Brakes- Front Shimano LX with a brake lever made from old Real X-lever prototype parts/Rear Magura hydraulic
Cranks- DK BMX w/36t Real ring/S&M; BB
Wheels-Mavic 261rims/Nuke Proof carbon rear hub/Hershey front hub/ACS 18t cog/Specialized Team Master 2.1 rear tire/IRC Missile 2.25 front tire
Stem- Azonic Shorty
Bars- Titec Hellbent
Seat- Specialized (had it on my old Epic Carbon!)
Fork- Judy XL
Shock- Fox ALPS4 (given to me a loooong time ago by a buddy that took it off his Turner Burner- barely used)
Step 2: Modifying the Rear Triangle
Originally the rear end was used on one of the old Scwinn Buell bikes- they rode pretty awful. I modified it by welding on a bottom bracket shell and additional plates to mount the cranks and get proper chainring clearance. At some point I will weld up a new purpose built rear triangle with slightly longer chainstays that is a bit lighter, but for this "proof of concept" bike the Buell rear triangle works pretty well.
Step 3: Making the Front End
The front of the frame was welded up using a section of airfoil shaped .049 in. wall thickness 4130 tubing. This is some pretty beefy tubing! I welded the head tube in first as I knew that would be a tricky miter to get right. Then I welded the pivot from the Schwinn bike to the seat tube and then welded the seat tube assemby to the airfoil section. The seat tube had an additional collar welded into it to hold the seatpost. Next I welded on the mounting tabs for the pull rod and shock. The pull rod is really easy to make- just weld in the threaded ends into the pull rod tube and then thread in the rod ends. It's really important to use high strength rod ends- anything less will self destruct. Since the seat tube is so beefy there wasn't any need for reinforcement. Eventually I will try to make a super light Aluminum front end.
Step 4: Linkage
I made the linkage plates from .125 in thick steel sheet. The bronze pivot bushings came from the old Schwinn bike's linkage. On the next version of this design I'll have the linkage machined from a single piece of Aluminum.
The suspension is a very simple design that works extremely well- as the back wheel absorbs a bump the pull rod pulls on the linkage, causing the shock to compress.
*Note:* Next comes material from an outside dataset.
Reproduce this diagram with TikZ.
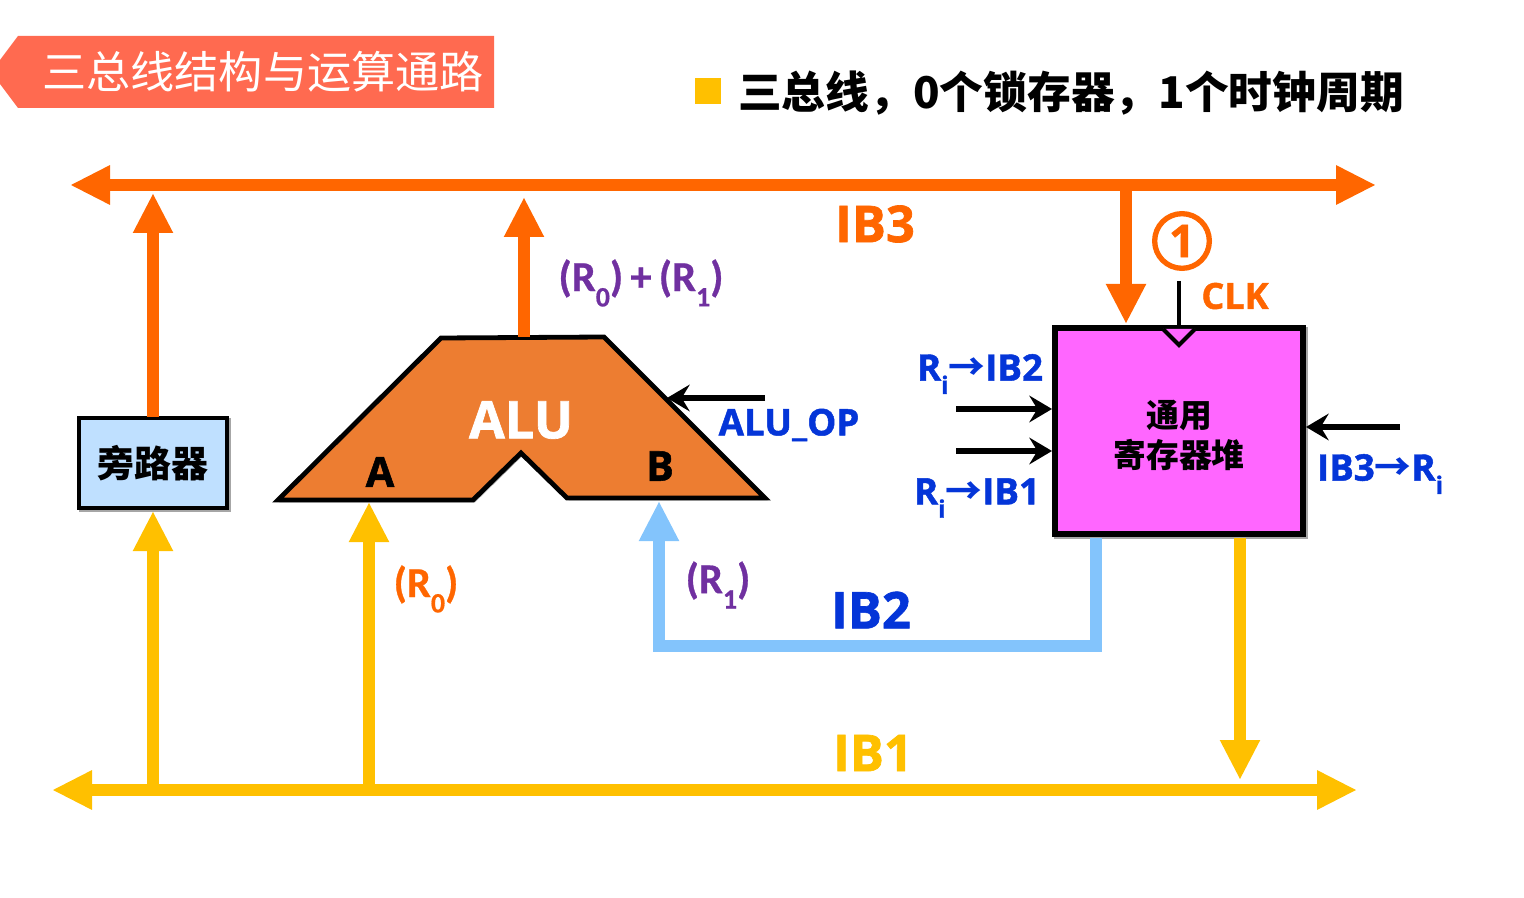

I set my suspension up so it sags at about 25% of compression, which is about right for a shorter travel bike like this.
I had a blast pulling my son around on some dirt trails in his trailer- this bike is so much fun. I let a few of my neighbors that ride cruise around on it and they all immediately liked it- one even commented on how well it pedals. So far I think it pedals really well- It would be interesting to try one of the new platform air shocks on it. At any rate I only had to buy a few parts (cranks, chain, front brake, bars and grips) as I had everything else to construct the bike in my garage.